Book Reviews - "Defensive Security Handbook" and "Practical Cloud Security"

 To brush back up on security and learn new things that have become the standard in the past five years or so, I've bought a stack of books I'm working my way through.  The first two I decided to start with are "Defensive Security Handbook" by Brotherston and Berlin and "Practical Cloud Security" by Dotson.

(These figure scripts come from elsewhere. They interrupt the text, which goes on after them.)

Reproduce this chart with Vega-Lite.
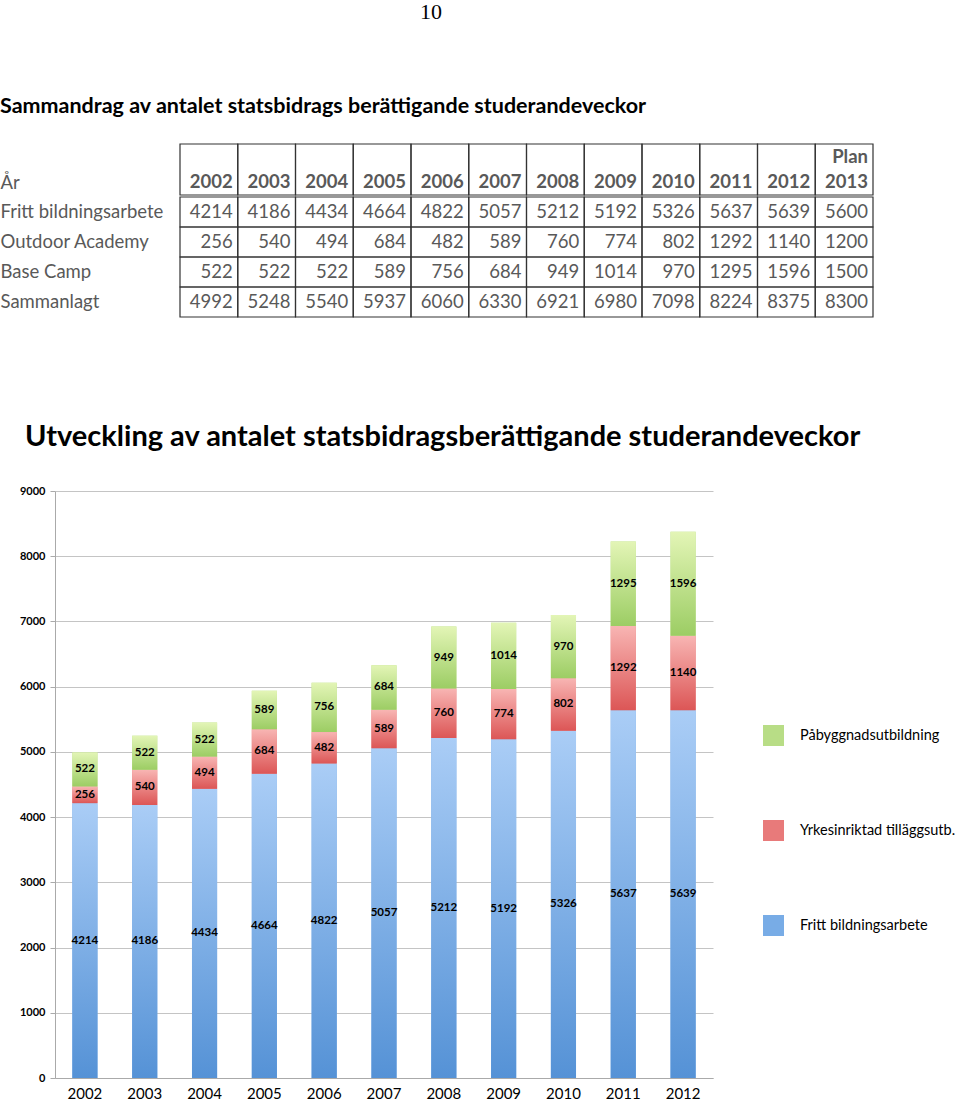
{
  "$schema": "https://vega.github.io/schema/vega-lite/v6.json",
  "padding": {"top": 0, "left": 0, "right": 0, "bottom": 0},
  "background": "white",
  "config": {"view": {"stroke": null}, "font": "Lato"},
  "title": {"text": "10", "anchor": "start", "frame": "bounds", "dx": 420, "offset": 72, "font": "Liberation Serif", "fontSize": 22, "fontWeight": "normal", "color": "#000000"},
  "datasets": {
    "rubrik": [
      {"ar": "2002", "rad": "År", "text": "2002"},
      {"ar": "2003", "rad": "År", "text": "2003"},
      {"ar": "2004", "rad": "År", "text": "2004"},
      {"ar": "2005", "rad": "År", "text": "2005"},
      {"ar": "2006", "rad": "År", "text": "2006"},
      {"ar": "2007", "rad": "År", "text": "2007"},
      {"ar": "2008", "rad": "År", "text": "2008"},
      {"ar": "2009", "rad": "År", "text": "2009"},
      {"ar": "2010", "rad": "År", "text": "2010"},
      {"ar": "2011", "rad": "År", "text": "2011"},
      {"ar": "2012", "rad": "År", "text": "2012"},
      {"ar": "2013", "rad": "År", "text": "2013"},
      {"ar": "2013", "rad": "Plan", "text": "Plan"}
    ],
    "tabell": [
      {"rad": "Fritt bildningsarbete", "ar": "2002", "varde": 4214},
      {"rad": "Fritt bildningsarbete", "ar": "2003", "varde": 4186},
      {"rad": "Fritt bildningsarbete", "ar": "2004", "varde": 4434},
      {"rad": "Fritt bildningsarbete", "ar": "2005", "varde": 4664},
      {"rad": "Fritt bildningsarbete", "ar": "2006", "varde": 4822},
      {"rad": "Fritt bildningsarbete", "ar": "2007", "varde": 5057},
      {"rad": "Fritt bildningsarbete", "ar": "2008", "varde": 5212},
      {"rad": "Fritt bildningsarbete", "ar": "2009", "varde": 5192},
      {"rad": "Fritt bildningsarbete", "ar": "2010", "varde": 5326},
      {"rad": "Fritt bildningsarbete", "ar": "2011", "varde": 5637},
      {"rad": "Fritt bildningsarbete", "ar": "2012", "varde": 5639},
      {"rad": "Fritt bildningsarbete", "ar": "2013", "varde": 5600},
      {"rad": "Outdoor Academy", "ar": "2002", "varde": 256},
      {"rad": "Outdoor Academy", "ar": "2003", "varde": 540},
      {"rad": "Outdoor Academy", "ar": "2004", "varde": 494},
      {"rad": "Outdoor Academy", "ar": "2005", "varde": 684},
      {"rad": "Outdoor Academy", "ar": "2006", "varde": 482},
      {"rad": "Outdoor Academy", "ar": "2007", "varde": 589},
      {"rad": "Outdoor Academy", "ar": "2008", "varde": 760},
      {"rad": "Outdoor Academy", "ar": "2009", "varde": 774},
      {"rad": "Outdoor Academy", "ar": "2010", "varde": 802},
      {"rad": "Outdoor Academy", "ar": "2011", "varde": 1292},
      {"rad": "Outdoor Academy", "ar": "2012", "varde": 1140},
      {"rad": "Outdoor Academy", "ar": "2013", "varde": 1200},
      {"rad": "Base Camp", "ar": "2002", "varde": 522},
      {"rad": "Base Camp", "ar": "2003", "varde": 522},
      {"rad": "Base Camp", "ar": "2004", "varde": 522},
      {"rad": "Base Camp", "ar": "2005", "varde": 589},
      {"rad": "Base Camp", "ar": "2006", "varde": 756},
      {"rad": "Base Camp", "ar": "2007", "varde": 684},
      {"rad": "Base Camp", "ar": "2008", "varde": 949},
      {"rad": "Base Camp", "ar": "2009", "varde": 1014},
      {"rad": "Base Camp", "ar": "2010", "varde": 970},
      {"rad": "Base Camp", "ar": "2011", "varde": 1295},
      {"rad": "Base Camp", "ar": "2012", "varde": 1596},
      {"rad": "Base Camp", "ar": "2013", "varde": 1500},
      {"rad": "Sammanlagt", "ar": "2002", "varde": 4992},
      {"rad": "Sammanlagt", "ar": "2003", "varde": 5248},
      {"rad": "Sammanlagt", "ar": "2004", "varde": 5540},
      {"rad": "Sammanlagt", "ar": "2005", "varde": 5937},
      {"rad": "Sammanlagt", "ar": "2006", "varde": 6060},
      {"rad": "Sammanlagt", "ar": "2007", "varde": 6330},
      {"rad": "Sammanlagt", "ar": "2008", "varde": 6921},
      {"rad": "Sammanlagt", "ar": "2009", "varde": 6980},
      {"rad": "Sammanlagt", "ar": "2010", "varde": 7098},
      {"rad": "Sammanlagt", "ar": "2011", "varde": 8224},
      {"rad": "Sammanlagt", "ar": "2012", "varde": 8375},
      {"rad": "Sammanlagt", "ar": "2013", "varde": 8300}
    ],
    "diagram": [
      {"ar": "2002", "serie": "Fritt bildningsarbete", "ordning": 1, "varde": 4214},
      {"ar": "2003", "serie": "Fritt bildningsarbete", "ordning": 1, "varde": 4186},
      {"ar": "2004", "serie": "Fritt bildningsarbete", "ordning": 1, "varde": 4434},
      {"ar": "2005", "serie": "Fritt bildningsarbete", "ordning": 1, "varde": 4664},
      {"ar": "2006", "serie": "Fritt bildningsarbete", "ordning": 1, "varde": 4822},
      {"ar": "2007", "serie": "Fritt bildningsarbete", "ordning": 1, "varde": 5057},
      {"ar": "2008", "serie": "Fritt bildningsarbete", "ordning": 1, "varde": 5212},
      {"ar": "2009", "serie": "Fritt bildningsarbete", "ordning": 1, "varde": 5192},
      {"ar": "2010", "serie": "Fritt bildningsarbete", "ordning": 1, "varde": 5326},
      {"ar": "2011", "serie": "Fritt bildningsarbete", "ordning": 1, "varde": 5637},
      {"ar": "2012", "serie": "Fritt bildningsarbete", "ordning": 1, "varde": 5639},
      {"ar": "2002", "serie": "Yrkesinriktad tilläggsutb.", "ordning": 2, "varde": 256},
      {"ar": "2003", "serie": "Yrkesinriktad tilläggsutb.", "ordning": 2, "varde": 540},
      {"ar": "2004", "serie": "Yrkesinriktad tilläggsutb.", "ordning": 2, "varde": 494},
      {"ar": "2005", "serie": "Yrkesinriktad tilläggsutb.", "ordning": 2, "varde": 684},
      {"ar": "2006", "serie": "Yrkesinriktad tilläggsutb.", "ordning": 2, "varde": 482},
      {"ar": "2007", "serie": "Yrkesinriktad tilläggsutb.", "ordning": 2, "varde": 589},
      {"ar": "2008", "serie": "Yrkesinriktad tilläggsutb.", "ordning": 2, "varde": 760},
      {"ar": "2009", "serie": "Yrkesinriktad tilläggsutb.", "ordning": 2, "varde": 774},
      {"ar": "2010", "serie": "Yrkesinriktad tilläggsutb.", "ordning": 2, "varde": 802},
      {"ar": "2011", "serie": "Yrkesinriktad tilläggsutb.", "ordning": 2, "varde": 1292},
      {"ar": "2012", "serie": "Yrkesinriktad tilläggsutb.", "ordning": 2, "varde": 1140},
      {"ar": "2002", "serie": "Påbyggnadsutbildning", "ordning": 3, "varde": 522},
      {"ar": "2003", "serie": "Påbyggnadsutbildning", "ordning": 3, "varde": 522},
      {"ar": "2004", "serie": "Påbyggnadsutbildning", "ordning": 3, "varde": 522},
      {"ar": "2005", "serie": "Påbyggnadsutbildning", "ordning": 3, "varde": 589},
      {"ar": "2006", "serie": "Påbyggnadsutbildning", "ordning": 3, "varde": 756},
      {"ar": "2007", "serie": "Påbyggnadsutbildning", "ordning": 3, "varde": 684},
      {"ar": "2008", "serie": "Påbyggnadsutbildning", "ordning": 3, "varde": 949},
      {"ar": "2009", "serie": "Påbyggnadsutbildning", "ordning": 3, "varde": 1014},
      {"ar": "2010", "serie": "Påbyggnadsutbildning", "ordning": 3, "varde": 970},
      {"ar": "2011", "serie": "Påbyggnadsutbildning", "ordning": 3, "varde": 1295},
      {"ar": "2012", "serie": "Påbyggnadsutbildning", "ordning": 3, "varde": 1596}
    ]
  },
  "spacing": 105,
  "vconcat": [
    {
      "spacing": 0,
      "vconcat": [
        {
          "width": 818,
          "height": 51,
          "title": {"text": "Sammandrag av antalet statsbidrags berättigande studerandeveckor", "anchor": "start", "frame": "bounds", "font": "Lato", "fontSize": 21.5, "fontWeight": "bold", "color": "#000000", "offset": 26},
          "data": {"name": "rubrik"},
          "layer": [
            {
              "transform": [{"filter": "datum.rad === 'År'"}],
              "mark": {"type": "rect", "filled": false, "color": "#333333", "strokeWidth": 1.2},
              "encoding": {
                "x": {"field": "ar", "type": "ordinal", "scale": {"range": [125, 818], "paddingInner": 0, "paddingOuter": 0}, "axis": null}
              }
            },
            {
              "mark": {"type": "text", "align": "right", "baseline": "middle", "dx": -5, "font": "Lato", "fontSize": 18.5, "fontWeight": "bold", "color": "#595959"},
              "encoding": {
                "x": {"field": "ar", "type": "ordinal", "bandPosition": 1},
                "y": {"field": "rad", "type": "nominal", "scale": {"domain": ["Plan", "År"], "paddingInner": 0, "paddingOuter": 0}, "axis": {"values": ["År"], "title": null, "domain": false, "ticks": false, "tickSize": 0, "labelAlign": "left", "labelPadding": 55, "labelFont": "Lato", "labelFontSize": 18.5, "labelColor": "#595959"}},
                "text": {"field": "text", "type": "nominal"}
              }
            }
          ]
        },
        {
          "width": 818,
          "height": 120,
          "data": {"name": "tabell"},
          "encoding": {
            "x": {"field": "ar", "type": "ordinal", "scale": {"range": [125, 818], "paddingInner": 0, "paddingOuter": 0}, "axis": null},
            "y": {"field": "rad", "type": "nominal", "scale": {"domain": ["Fritt bildningsarbete", "Outdoor Academy", "Base Camp", "Sammanlagt"], "paddingInner": 0, "paddingOuter": 0}, "axis": {"title": null, "domain": false, "ticks": false, "tickSize": 0, "labelAlign": "left", "labelPadding": 55, "labelFont": "Lato", "labelFontSize": 18.5, "labelColor": "#595959", "labelLimit": 0}}
          },
          "layer": [
            {
              "mark": {"type": "rect", "filled": false, "color": "#333333", "strokeWidth": 1.2}
            },
            {
              "mark": {"type": "text", "align": "right", "baseline": "middle", "dx": -5, "font": "Lato", "fontSize": 18.5, "color": "#595959"},
              "encoding": {
                "x": {"field": "ar", "type": "ordinal", "bandPosition": 1},
                "text": {"field": "varde", "type": "nominal"},
                "fontWeight": {"condition": {"test": "datum.rad === 'Sammanlagt'", "value": "bold"}, "value": "normal"}
              }
            }
          ]
        }
      ]
    },
    {
      "width": 658,
      "height": 587,
      "title": {"text": "Utveckling av antalet statsbidragsberättigande studerandeveckor", "anchor": "start", "frame": "group", "dx": -30, "font": "Lato", "fontSize": 29, "fontWeight": "bold", "color": "#000000", "offset": 33},
      "data": {"name": "diagram"},
      "encoding": {
        "x": {"field": "ar", "type": "ordinal", "scale": {"paddingInner": 0.58, "paddingOuter": 0.29}, "axis": {"title": null, "labelAngle": 0, "ticks": false, "domainColor": "#aaaaaa", "labelFont": "Lato", "labelFontSize": 15, "labelColor": "#000000", "labelPadding": 8}},
        "y": {"field": "varde", "type": "quantitative", "stack": "zero", "scale": {"domain": [0, 9000], "nice": false}, "axis": {"title": null, "values": [0, 1000, 2000, 3000, 4000, 5000, 6000, 7000, 8000, 9000], "format": "d", "grid": true, "gridColor": "#c4c4c4", "tickSize": 5, "tickColor": "#aaaaaa", "domainColor": "#aaaaaa", "labelFont": "Lato", "labelFontSize": 11, "labelFontWeight": "bold", "labelColor": "#000000", "labelPadding": 5}},
        "order": {"field": "ordning", "type": "quantitative"}
      },
      "layer": [
        {
          "mark": {"type": "bar"},
          "encoding": {
            "color": {"field": "serie", "type": "nominal", "scale": {"domain": ["Påbyggnadsutbildning", "Yrkesinriktad tilläggsutb.", "Fritt bildningsarbete"], "range": ["#b8dd86", "#e87a7a", "#78ace6"]}, "legend": {"title": null, "orient": "none", "legendX": 708, "legendY": 581, "symbolType": "square", "symbolSize": 441, "symbolStrokeWidth": 0, "labelFont": "Lato", "labelFontSize": 14.5, "labelColor": "#000000", "rowPadding": 74, "labelOffset": 16, "padding": 0, "labelLimit": 0}}
          }
        },
        {
          "mark": {"type": "bar"},
          "encoding": {
            "fill": {
              "condition": [
                {"test": "datum.serie === 'Fritt bildningsarbete'", "value": {"gradient": "linear", "x1": 0, "y1": 0, "x2": 0, "y2": 1, "stops": [{"offset": 0, "color": "#aacdf6"}, {"offset": 1, "color": "#5592d6"}]}},
                {"test": "datum.serie === 'Yrkesinriktad tilläggsutb.'", "value": {"gradient": "linear", "x1": 0, "y1": 0, "x2": 0, "y2": 1, "stops": [{"offset": 0, "color": "#f8b5b3"}, {"offset": 1, "color": "#dc5656"}]}}
              ],
              "value": {"gradient": "linear", "x1": 0, "y1": 0, "x2": 0, "y2": 1, "stops": [{"offset": 0, "color": "#e3f5b6"}, {"offset": 1, "color": "#9ccd64"}]}
            }
          }
        },
        {
          "mark": {"type": "text", "font": "Lato", "fontSize": 11.5, "fontWeight": "bold", "color": "#000000", "baseline": "middle"},
          "encoding": {
            "y": {"field": "varde", "type": "quantitative", "stack": "zero", "bandPosition": 0.5},
            "detail": {"field": "serie", "type": "nominal"},
            "text": {"field": "varde", "type": "nominal"}
          }
        }
      ]
    }
  ]
}
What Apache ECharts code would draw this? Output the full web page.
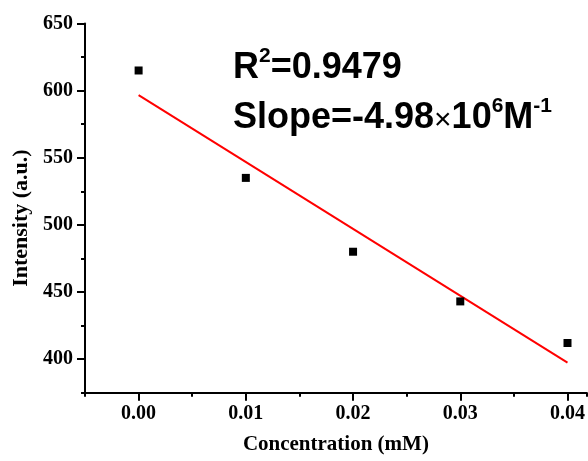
<!DOCTYPE html>
<html><head><meta charset="utf-8">
<script src="https://cdn.jsdelivr.net/npm/echarts@6/dist/echarts.min.js"></script>
<style>html,body{margin:0;padding:0;background:#fff}#c{width:588px;height:461px}</style>
</head><body><div id="c"></div>
<script>
const concentrations = [0.00, 0.01, 0.02, 0.03, 0.04];
const intensities = [615, 535, 480, 443, 412];
const fitX = [0.00, 0.04];
const fitY = [596.6, 397.4];
const xTicks = [0.00, 0.01, 0.02, 0.03, 0.04];
const yTicks = [400, 450, 500, 550, 600, 650];

const serif = 'Liberation Serif';
const sans = 'Liberation Sans';
const chart = echarts.init(document.getElementById('c'), null, {renderer: 'canvas'});
const lineStyle = {color: '#000', width: 2};
const xMin = -0.005, xMax = 0.0418;
chart.setOption({
  animation: false,
  backgroundColor: '#fff',
  grid: {left: 85, top: 23.5, right: 0, bottom: 68.3},
  xAxis: [{
    type: 'value', min: xMin, max: xMax, position: 'bottom',
    axisLine: {show: true, onZero: false, lineStyle: lineStyle},
    axisTick: {show: true, length: 8, lineStyle: lineStyle, customValues: xTicks},
    axisLabel: {customValues: xTicks, formatter: v => v.toFixed(2), margin: 11,
      fontFamily: serif, fontWeight: 'bold', fontSize: 20, color: '#000', hideOverlap: false},
    splitLine: {show: false},
    name: 'Concentration (mM)', nameLocation: 'middle', nameGap: 41,
    nameTextStyle: {fontFamily: serif, fontWeight: 'bold', fontSize: 21, color: '#000'}
  }, {
    type: 'value', min: xMin, max: xMax, interval: 0.005, position: 'bottom',
    axisLine: {show: false, onZero: false},
    axisTick: {show: true, length: 4, lineStyle: lineStyle},
    axisLabel: {show: false}, splitLine: {show: false}
  }],
  yAxis: [{
    type: 'value', min: 375, max: 650, position: 'left',
    axisLine: {show: true, onZero: false, lineStyle: lineStyle},
    axisTick: {show: true, length: 8, lineStyle: lineStyle, customValues: yTicks},
    axisLabel: {customValues: yTicks, margin: 12,
      fontFamily: serif, fontWeight: 'bold', fontSize: 20, color: '#000'},
    splitLine: {show: false},
    name: 'Intensity (a.u.)', nameLocation: 'middle', nameGap: 51,
    nameTextStyle: {fontFamily: serif, fontWeight: 'bold', fontSize: 22, color: '#000', padding: [0, 20, 0, 0]}
  }, {
    type: 'value', min: 375, max: 650, interval: 25, position: 'left',
    axisLine: {show: false, onZero: false},
    axisTick: {show: true, length: 4, lineStyle: lineStyle},
    axisLabel: {show: false}, splitLine: {show: false}
  }],
  series: [{
    type: 'line', xAxisIndex: 0, yAxisIndex: 0,
    data: fitX.map((x, i) => [x, fitY[i]]),
    showSymbol: false, lineStyle: {color: '#ff0000', width: 2}, z: 2
  }, {
    type: 'scatter', xAxisIndex: 0, yAxisIndex: 0,
    data: concentrations.map((x, i) => [x, intensities[i]]),
    symbol: 'rect', symbolSize: 8, itemStyle: {color: '#000', opacity: 1}, z: 3
  }],
  graphic: [{
    type: 'text', left: 233, top: 46,
    style: {
      text: '{b|R}{s|2}{b|=0.9479}',
      rich: {
        b: {fontFamily: sans, fontWeight: 'bold', fontSize: 36, color: '#000', lineHeight: 40, verticalAlign: 'bottom'},
        s: {fontFamily: sans, fontWeight: 'bold', fontSize: 21, color: '#000', lineHeight: 22, verticalAlign: 'top'}
      }
    }
  }, {
    type: 'text', left: 233, top: 96,
    style: {
      text: '{b|Slope=-4.98}{x|×}{b|10}{s|6}{b|M}{s|-1}',
      rich: {
        b: {fontFamily: sans, fontWeight: 'bold', fontSize: 36, color: '#000', lineHeight: 40, verticalAlign: 'bottom'},
        x: {fontFamily: sans, fontWeight: 'normal', fontSize: 30, color: '#000', lineHeight: 40, verticalAlign: 'bottom'},
        s: {fontFamily: sans, fontWeight: 'bold', fontSize: 21, color: '#000', lineHeight: 22, verticalAlign: 'top'}
      }
    }
  }]
});
</script></body></html>
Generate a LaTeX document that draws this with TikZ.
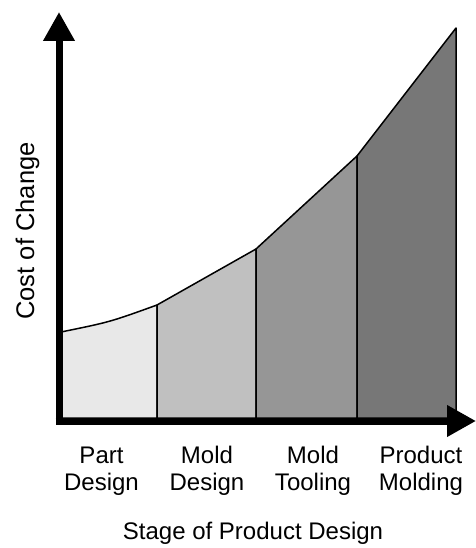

"Defensive Security Handbook" built nicely upon what I already knew from doing security as a sysadmin and what was taught in the Security+ study materials.  It's basically a crash-course in how to set up good security policies and procedures if you're a sysadmin or something similar who has been handed a whole environment and been told "oh, by the way, we think this was secure, but you need to make sure and you need to bring the security up to date.".  Needless to say, I wish I'd had this book when I was at All-Spec, but it came out long after I'd left there.  If you find  yourself in a similar situation, or just want to make sure your security is right, or are trying to make the move from the infrastructure side of IT to the security side, I highly recommend this book.  I finished it in a week or so, and enjoyed it.  The writing is engaging as well as informative.  The book isn't meant to be a comprehensive security book, just a starting point with suggestions on where to go beyond what's covered in the book.  5/5

"Practical Cloud Security", conversely, was a slog.  The problem might be the fact that I have very little hands-on experience with cloud, but I kept finding myself getting bored by this book, and I'm not sure I retained much of the information I read.  It's definitely geared for someone facing a move to a cloud environment, or starting a position with a company that has a cloud environment, who's going "now what?".  I do like that for any specific cloud security features, the name of each feature in each cloud environment was listed.  I'll reserve judgement on the book for now, and just give it a 3/5.

Next up on the menu will be "Violent Python" and "Applied Incident Response".  Happy hacking.

6.07.2021

Changing users with SUID and setuid/setgid

 Doing the Linux privilege escalation room on TryHackMe reminded me of a trick I've used in the past.  I haven't used it for nefarious purposes, only to get around a web script being run as the woefully unprivileged apache user, when it needed to run as a more privileged user.  It could easily be used as a good pentesting exploit.  I DO NOT endorse using this for evil.  Only use this for good, people.

It uses what I call a run stub.  It's a C wrapper that launches the script, but only after it changes the UID/GID to the desired higher-privileged user.  The run stub has to have SUID permissions and be owned by root.  So, chmod u+s runstub after compiling runstub.c into runstub.  The permissions listing should say: -rwsr-xr-x root root.

Below is the code: 

#include <stdio.h> 
#include <stdlib.h>
#include <sys/types.h>
#include <unistd.h>
#include <string.h>

int uid;
int gid;
char runprog[512];
int main(int argc, char *argv[])
{
setgid(<gid>); /* <gid> is whatever GID you want to switch to */
setuid(<uid>);  /* <uid> is whatever UID you want to switch to */
snprintf(runprog, 512, "/path/to/script %s", argv[1]);  /* runprog is the buffer, 512 is the size of the buffer, the rest is the script you're trying to run and any arguments you want to pass to it, specified on the run stub's command line */
system(runprog);
return 0;
}

The two magic parts here are setuid()/setgid(), which *nix uses to switch users and groups in things like sudo and su, and system().  The snprintf() line formats the command into a string that can be passed to system(), which executes commands.

So, use your powers for good, and happy hacking.